De Lautour’s paintings continue their trajectory of playfully deconstructing the tropes of avant-garde modernism; the feints at cubism, the riffs on suprematism and constructivism. De Lautour’s geometric shapes in their deliberately, ever so slightly too sharp or too flat palette (to defuse the utopian spirit of the original movements, one suspects) allude to the stuff of real estate marketing: towers since demolished (a play, one suspects, on the artist’s surname), domestic interiors, sprawling patchworks of suburb and red zone, all hanging in an ambiguous and uncertain space much like the city itself.

Sometimes De Lautour’s allusions are overt, as in Exit Plan 1 (2015) where the artist takes the letters E-X-I-T as the forms to play with against a loosely Ab-Ex grey background reminiscent of liquefaction silt. In purely aesthetic terms the quake backstory is irrelevant to the paintings which could stand alone as aesthetic objects, but it does add a narrative which is perhaps more satisfying for those less interested in purely retinal pleasures - that play dumber than they are.

Best’s black and white photographs deal with the post-quake Christchurch environment in a way that is simultaneously both more literal and more romantic. The latter is enhanced by a predominantly soft focus that tends to flatten the images, creating a sense of aesthetic distance. At times the photographs threaten to be overwhelmed by their influences - the usual suspects like Aberhart, Westra, Pardington, Hipkins, not quite digested into the chyme - something that grouping them in a single row like a film strip does little to flatter. Individual works, however, stand out.

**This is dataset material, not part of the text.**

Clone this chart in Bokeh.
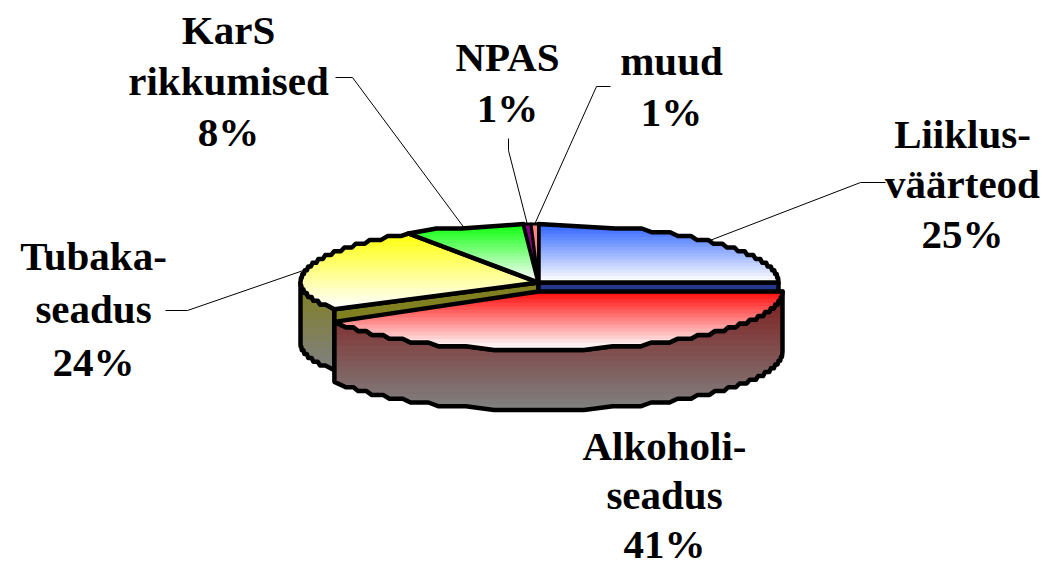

I find myself preferring the exterior shots of buildings and landscapes, because in these Best captures a wonderfully eerie quality. A riverine landscape of raupo and water under a leaden sky has a quietly terrifying, unheimlich quality I would normally associate with the cinematography of Ben Wheatley’s 2013 film A Field In England. Another river scene, with a man apparently retrieving something with a long stick (a model boat?), is strongly reminiscent of Ingrid Pollard’s 1988 series of photographs Pastoral Interlude. In another, windows stare mournfully out of an abandoned apartment block like eye sockets. A bird net billows spectrally around a fruit tree. Somewhere in the abandoned Red Zone is a Doc Ross-ish view over a broken fence to the defiant cabbage trees beyond.

In a wind-buffeted paddock, feeling a little like Bill Sutton’s Nor’wester in the Cemetery with its dancing poplars, sprinklers play on mechanically, oblivious as to whether there is a single human left alive on the planet - reminding one spookily of this passage from Ray Bradbury’s 1950 short story There Will Come Soft Rains:

Ten-fifteen. The garden sprinklers whirled up in golden founts, filling the soft morning air with scatterings of brightness. The water pelted windowpanes, running down the charred west side where the house had been burned evenly free of its white paint. The entire west face of the house was black, save for five places. Here the silhouette in paint of a man mowing a lawn. Here, as in a photograph, a woman bent to pick flowers. Still farther over, their images burned on wood in one titanic instant, a small boy, hands flung into the air; higher up, the image of a thrown ball, and opposite him a girl, hands raised to catch a ball which never came down. The five spots of paint - the man, the woman, the children, the ball - remained. The rest was a thin charcoaled layer.”

I must admit to a certain amount of fatigue around earthquake art, but coming on for four years later, the shock and quake porn has mostly died away to give room to thoughtful artistic processes - neither defeatist nor blindly optimistic - as we lurch from crisis to disappointment. Christchurch earthquake art has grown up.